We are overweight on India within the emerging market portfolio and we will be talking about that to investors. India is a good deal more complicated at the moment. The positive side is that the markets have had a very good year. It outperformed in a year when investors might not have expected it to happen. We think that is because a lot of money has come into the market, from players in the local economy who have been put off the property sector, for example, by the impact of demonetisation in India. Also, you have slowdown in the economy in the current fiscal year which is causing some uncertainty about what the growth story will be like in India for the long term.
We, therefore, think that it is right to be long term overweight in India. But the challenges in the short term are very clear. The market is very expensive. Earnings growth have been disappointing compared to the momentum of earnings growth elsewhere within emerging markets. It is worth pointing out that while India has been a consensus overweight for the emerging market investors for several years, that overweight seems to have come down.
A fair bit of foreign money has already come out of the Indian market because of the increased inflows from domestic investors. As a short-term outlook, it is uncertain. But we believe that India is the best growth story in long term in the emerging markets and we will retain overweight in the equity market for the long term.
What are the factors investors have started to worry about?
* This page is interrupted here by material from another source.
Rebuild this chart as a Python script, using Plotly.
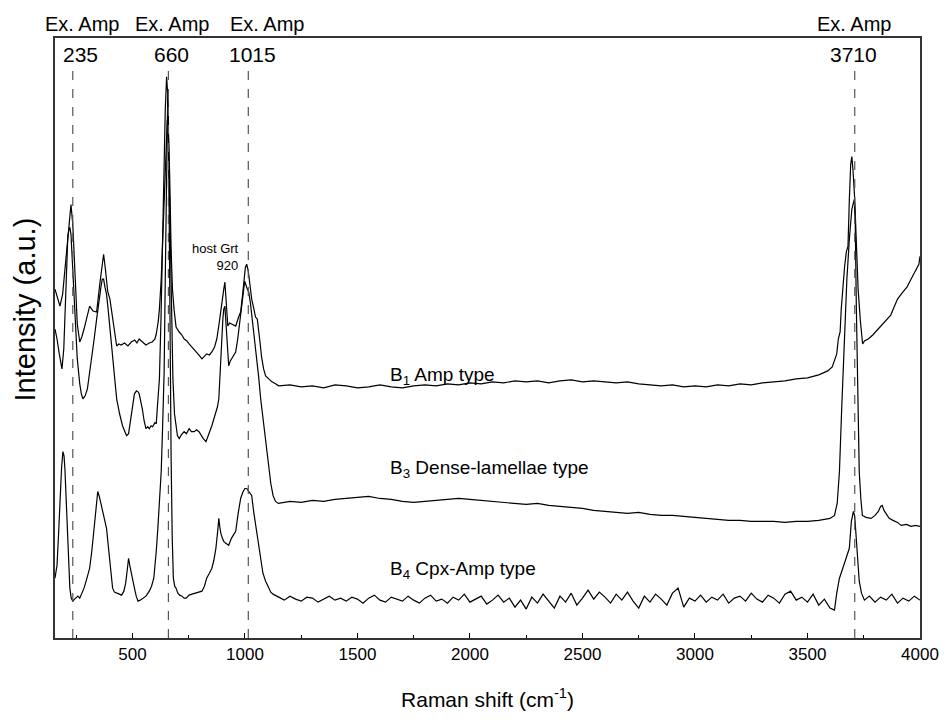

We have a very high number of foreign investors in the conference this year. I suspect they are checking what the risks in India are and they are also seeing the long term growth potential of the Indian economy and Indian companies. The short-term risk which the market was focusing on..one was the rise in oil prices which is always negative for India because India imports virtually all its oil. Secondly, there is some slippage on the fiscal side and some concerns around the widening of the external deficit.
But we think that the budget is in reasonably good shape in the long term. You will ultimately get the benefits to the budget of the introduction of GST. Fiscal and monetary policy in India remains favourable. RBI has done an excellent job and may even have the scope to reduce interest rates for the next several months. I think these are the risks which are there. I am not sure that the risks will derail the market, and certainly not derail the market over the long term.
Comfortable Entry Level?
At the current levels, what quantum of correction will make India a comfortable market to start investing back into?
We think that India is trading at 96-97 percentile in terms of valuations today compared to history. So it is stretched. Valuations are high across the emerging markets but elsewhere you see much better earnings performance relative to expectations than you see in India. Indian strategists have commented regularly that earnings have been disappointing.
I don’t think it makes a lot of sense to say, ‘look if you do down 10-50 percent then it becomes a value opportunity’. To a great extent, Indian market will be driven by global events and global events have been very uneven over the last couple of months. Some of the riskier markets elsewhere in emerging markets such as Latin America and EMEA have pulled back significantly because the currency has been weaker.
In Asia, particularly in China, Korea and Taiwan where the tech cycle has been strong, the markets have done relatively well. The best answer would be while we are always worried about currency risks and the rupee has come down, we don’t think the rupee is particularly vulnerable, having come down to 65/$ and as long as global markets and emerging markets do not pull back from here, the Indian market will hold up relatively well.
But if you ask where we have to go to hit fair value in India, it could be 20 percent lower than where we are today. I don’t think that is a realistic expectation because India will be driven by global events as much as by events at home.
Bank Recap Impact
Is there money to be made in the PSU banking space?
We think that the recapitalisation of the public sector banks is an important development for India in the long term. Naturally, the markets reacted very positively when the news came out. Everybody knows, both within India and people investing from outside, that public sector banks have balance sheets problem and did need this reform.
First, we have to see its fiscal implications which is negative, it will cost money to recapitalise the banks. You need to see how long the process takes and what the impact is on the behaviour of banks themselves and behaviour of the market and the economy. It is very good news for public sector banks in the long term and also for the financial sector in India . You may get an overreaction in the short term. But we need to follow the fiscal impact and see how quickly it recovers. But this is one of the major imbalances, structural problem that India has got and, to that extent, it can only be seen as good news for the long term.